Annoncée cette semaine, la nouvelle norme de construction des bâtiments (RE2020) suscite l’inquiétude chez plusieurs organisations et associations du secteur du gaz et, au contraire, un certain engouement chez ceux qui comptent sur l’électricité pour rendre les bâtiments plus efficaces énergétiquement.
La norme RE2020, dont les contours ont été précisés cette semaine par les ministres Barbara Pompili et Emmanuelle Wargon, n’a pas plu à tout le monde. Et pour cause : le gaz semble pour l’instant écarté, et l’injection de gaz renouvelable dans le réseau des nouveaux bâtiments n’est pas une priorité. « Tout l’intérêt du gaz renouvelable est de remplacer le gaz non-renouvelable qui alimente le bâti existant. Le biogaz a beaucoup d’avenir devant lui. Mais d’abord faisons en sorte qu’il puisse remplacer le gaz naturel. », soutenait la ministre de la Transition écologique.
L’accueil est morose chez les pro-gaz : l’association Énergies et Avenir regrette « l’exclusion, à très court terme, du gaz dans la construction neuve de logements individuels. » Elle fait valoir que « la filière s’est engagée de longue date dans la recherche et le développement d’équipements fonctionnant au biogaz, à l’hydrogène et plus largement au gaz « vert ». L’Association française du Gaz « se félicite de la volonté de mettre fin au chauffage électrique par effet joule, [mais attend] des précisions quant aux critères permettant de l’exclure. » Elle regrette l’annonce du gouvernement : « Alors que le réseau de gaz naturel sera de plus en plus renouvelable à horizon 2050, le gouvernement fait fi des gaz renouvelables pour les logements neufs. »
Déséquilibre
Au contraire, la décision réjouit l’association Équilibre des Énergies, plutôt pro-électricité. « Il était plus que temps de remédier au déséquilibre introduit par la RT 2012 qui avait permis au gaz de conquérir 75 % du marché des logements neufs », indique-t-elle dans un communiqué. Elle salue le choix d’abaisser de 30% le seuil du besoin bioclimatique (Bbio) ; cela « apparaît comme une bonne option pour faire émerger un parc de qualité qui pourra être légué aux générations futures. » L’association Coénove pour qui les annonces ont laissé « un goût amer » estime que « le niveau de baisse annoncé interpelle sur les surcoûts à la construction auxquels devront faire face les maîtres d’ouvrage, d’autant plus dans le contexte actuel de crise économique du secteur. »

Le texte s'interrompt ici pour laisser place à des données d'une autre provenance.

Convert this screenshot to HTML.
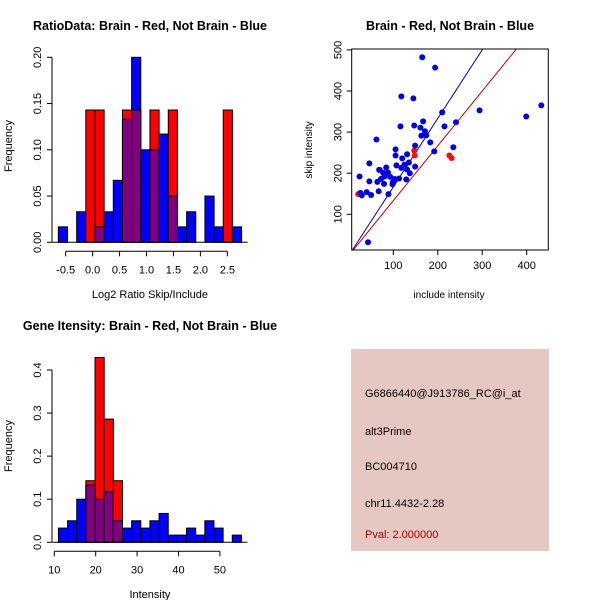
<!DOCTYPE html>
<html><head><meta charset="utf-8"><style>
body{margin:0;background:#fff}
svg{display:block;font-family:"Liberation Sans",Arial,sans-serif}
</style></head><body>
<svg id="c" width="600" height="600" viewBox="0 0 600 600" xmlns="http://www.w3.org/2000/svg">
<rect width="600" height="600" fill="#fff"/>
<text x="150" y="30" text-anchor="middle" font-size="12.5" font-weight="bold">RatioData: Brain - Red, Not Brain - Blue</text>
<text x="450" y="30" text-anchor="middle" font-size="12.5" font-weight="bold">Brain - Red, Not Brain - Blue</text>
<text x="150" y="330" text-anchor="middle" font-size="12.5" font-weight="bold">Gene Itensity: Brain - Red, Not Brain - Blue</text>
<g id="p1"></g>
<g id="p2"></g>
<g id="p3"></g>
<g>
<rect x="351" y="349" width="198" height="202" fill="#e6c8c2"/>
<text x="365" y="397" font-size="11">G6866440@J913786_RC@i_at</text>
<text x="365" y="435" font-size="11">alt3Prime</text>
<text x="365" y="470" font-size="11">BC004710</text>
<text x="365" y="507" font-size="11">chr11.4432-2.28</text>
<text x="365" y="538" font-size="11" fill="#a00000">Pval: 2.000000</text>
</g>
</svg>
<script>
// Ratio histogram data
const ratioStart = -0.636, ratioWidth = 0.17;
const ratioBlue = [0.0167,0,0.033,0,0.0167,0.033,0.067,0.133,0.2,0.1,0.1,0.117,0.05,0.0167,0.033,0,0.05,0.0167,0,0.0167];
const ratioRed  = [0,0,0,0.143,0.143,0,0,0.143,0.143,0,0.143,0,0.143,0,0,0,0,0,0.143,0];
const ratioXTicks = [-0.5,0,0.5,1,1.5,2,2.5];
const ratioXLabels = ["-0.5","0.0","0.5","1.0","1.5","2.0","2.5"];
const ratioYTicks = [0,0.05,0.1,0.15,0.2];
const ratioYLabels = ["0.00","0.05","0.10","0.15","0.20"];
// Intensity histogram data
const intStart = 11, intWidth = 2.21;
const intBlue = [0.033,0.05,0.1,0.133,0.1,0.117,0.05,0.033,0.05,0.033,0.05,0.067,0.0167,0.0167,0.033,0.0167,0.05,0.033,0,0.0167];
const intRed  = [0,0,0,0.143,0.429,0.286,0.143,0,0,0,0,0,0,0,0,0,0,0,0,0];
const intXTicks = [10,20,30,40,50];
const intYTicks = [0,0.1,0.2,0.3,0.4];
const intYLabels = ["0.0","0.1","0.2","0.3","0.4"];
// Scatter data
const blueX = [165,194,118,145,210,294,399,433,167,116,147,215,241,161,171,174,163,62,183,149,105,105,131,120,192,235,107,125,135,118,149,131,137,46,84,68,77,88,80,72,64,93,99,103,113,79,98,129,24,46,67,89,50,40,26,29,43];
const blueY = [482,457,387,382,348,353,338,365,326,314,316,314,324,311,302,292,291,282,275,267,258,243,246,236,253,263,219,221,226,213,216,209,200,224,214,208,201,201,192,186,179,191,178,186,187,174,173,185,192,180,156,149,147,154,152,146,32];
const redX = [21,70,147,148,226,231];
const redY = [149,208,255,243,243,237];
const scatXTicks = [100,200,300,400];
const scatYTicks = [100,200,300,400,500];
const blueSlope = 1.667, redSlope = 1.333;

const NS="http://www.w3.org/2000/svg";
function mk(parent,tag,attrs,txt){const e=document.createElementNS(NS,tag);for(const k in attrs)e.setAttribute(k,attrs[k]);if(txt!==undefined)e.textContent=txt;parent.appendChild(e);return e;}

function hist(g,start,width,blue,red,xs,ys,xt,xl,yt,yl,xlabel,yTitleY,xTitleY){
  const y0=ys(0);
  blue.forEach((b,i)=>{
    const r=red[i], x1=xs(start+i*width), x2=xs(start+(i+1)*width);
    if(b>0){const e=mk(g,'rect',{x:x1,y:ys(b),width:x2-x1,height:y0-ys(b),fill:'#0000ff',stroke:'#000','stroke-width':1});
      
      }
    if(r>0){const e=mk(g,'rect',{x:x1,y:ys(r),width:x2-x1,height:y0-ys(r),fill:'#ff0000',stroke:'#000','stroke-width':1});
      
      }
    const m=Math.min(b,r);
    if(m>0){const e=mk(g,'rect',{x:x1,y:ys(m),width:x2-x1,height:y0-ys(m),fill:'#800080',stroke:'#000','stroke-width':1});
      
      }
  });
  mk(g,'line',{x1:xs(start)-6,x2:xs(start+blue.length*width)+6,y1:y0,y2:y0,stroke:'#000'});
  const ax=xs(xt[0]), bx=xs(xt[xt.length-1]), ay=y0+9;
  mk(g,'line',{x1:ax,x2:bx,y1:ay,y2:ay,stroke:'#000'});
  xt.forEach((v,i)=>{mk(g,'line',{x1:xs(v),x2:xs(v),y1:ay,y2:ay+5,stroke:'#000'});
    const t=mk(g,'text',{x:xs(v),y:ay+22,'text-anchor':'middle','font-size':11},xl[i]);
    
    });
  const lx=52;
  mk(g,'line',{x1:lx,x2:lx,y1:ys(yt[0]),y2:ys(yt[yt.length-1]),stroke:'#000'});
  yt.forEach((v,i)=>{mk(g,'line',{x1:lx,x2:lx-5,y1:ys(v),y2:ys(v),stroke:'#000'});
    const t=mk(g,'text',{x:lx-11,y:ys(v),'text-anchor':'middle','font-size':11,transform:`rotate(-90 ${lx-11} ${ys(v)})`},yl[i]);
    
    });
  const xtl=mk(g,'text',{x:(xs(start)+xs(start+blue.length*width))/2,y:xTitleY,'text-anchor':'middle','font-size':11},xlabel);
  
  
  const ytl=mk(g,'text',{x:12,y:yTitleY,'text-anchor':'middle','font-size':11,transform:`rotate(-90 12 ${yTitleY})`},'Frequency');
  
  
}

// Plot 1
hist(document.getElementById('p1'),ratioStart,ratioWidth,ratioBlue,ratioRed,
  v=>92.6+v*53.9, v=>242.3-v*925, ratioXTicks,ratioXLabels,ratioYTicks,ratioYLabels,'Log2 Ratio Skip/Include',146,298);
// Plot 3
hist(document.getElementById('p3'),intStart,intWidth,intBlue,intRed,
  v=>54.3+(v-10)*4.14, v=>542.3-v*430.8, intXTicks,intXTicks.map(String),intYTicks,intYLabels,'Intensity',446,598);

// Scatter
(function(){
  const g=document.getElementById('p2');
  const xs=v=>348.9+v*0.4444, ys=v=>255.4-v*0.411;
  const L=351.7,R=548.3,T=49,B=250;
  const clip=mk(g,'clipPath',{id:'sc'});mk(clip,'rect',{x:L,y:T,width:R-L,height:B-T});
  const lg=mk(g,'g',{'clip-path':'url(#sc)'});
  [[blueSlope,'#0000aa','blue-fit-line'],[redSlope,'#cc0000','red-fit-line']].forEach(([s,c,n])=>{
    const e=mk(lg,'line',{x1:xs(0),y1:ys(0),x2:xs(600),y2:ys(600*s),stroke:c,'stroke-width':1});
    
    
  });
  redX.forEach((x,i)=>{const e=mk(g,'circle',{cx:xs(x),cy:ys(redY[i]),r:3,fill:'#ee1111'});
    
    });
  blueX.forEach((x,i)=>{const e=mk(g,'circle',{cx:xs(x),cy:ys(blueY[i]),r:3,fill:'#0000dd'});
    
    });
  mk(g,'rect',{x:L,y:T,width:R-L,height:B-T,fill:'none',stroke:'#000'});
  scatXTicks.forEach(v=>{mk(g,'line',{x1:xs(v),x2:xs(v),y1:B,y2:B+5,stroke:'#000'});
    const t=mk(g,'text',{x:xs(v),y:B+19,'text-anchor':'middle','font-size':11},String(v));
    
    });
  scatYTicks.forEach(v=>{mk(g,'line',{x1:L,x2:L-5,y1:ys(v),y2:ys(v),stroke:'#000'});
    const t=mk(g,'text',{x:L-10,y:ys(v),'text-anchor':'middle','font-size':11,transform:`rotate(-90 ${L-10} ${ys(v)})`},String(v));
    
    });
  const xt=mk(g,'text',{x:449,y:298,'text-anchor':'middle','font-size':10},'include intensity');
  
  
  const yt=mk(g,'text',{x:312,y:150,'text-anchor':'middle','font-size':10,transform:'rotate(-90 312 150)'},'skip intensity');
  
  
})();
</script>
</body></html>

Son président Bertrand Aulagne regrette la non-prise en compte du gaz renouvelable, « alors même que le dispositif Méthaneuf a été présenté à l’Administration il y a déjà plus d’un an et qu’il répond tant aux objectifs de décarbonation que de développement de chaleur renouvelable additionnelle. » Au contraire, pour l’association Équilibre des Énergies, les solutions carbonées pourraient contourner les obligations de la RE 2020 en achetant des certificats d’origine de biométhane en passant, justement, par Méthaneuf. « Cette dérogation serait en totale contradiction avec le renforcement de l’exigence climatique car dans la réalité, les logements construits grâce à Méthaneuf resteront alimentés par gaz fossile pour plusieurs décennies. », estime-t-elle.
L’association Équilibre des Énergies se montre cependant critique envers « le nouvel indicateur de la RE 2020, appelé « Cep non renouvelable », [qui] ne prend pas en compte les apports renouvelables véhiculés par le réseau ce qui revient à pénaliser l’électricité décarbonée dont une part importante, environ un quart, est produite par les barrages hydrauliques, les champs éoliens et photovoltaïques. » Pour l’association Coénove, c’est l’absence de précision sur sa valeur retenue qui pose un problème.
Le Syndicat des énergies renouvelables, lui, « salue les orientations ambitieuses de la future réglementation environnementale 2020, socle de la neutralité carbone dans le secteur du bâtiment neuf. » et accueille avec enthousiasme la volonté de recourir davantage au bois et aux matériaux biosourcés pour la construction. « Seule déception, la prise en compte limitée de l’électricité solaire produite sur les bâtiments neufs qui ne permettra pas d’accélérer le développement des technologies de réseaux intelligents. » En effet, seule l’autoconsommation solaire serait prise en compte, et non l’électricité produite pour être revendue.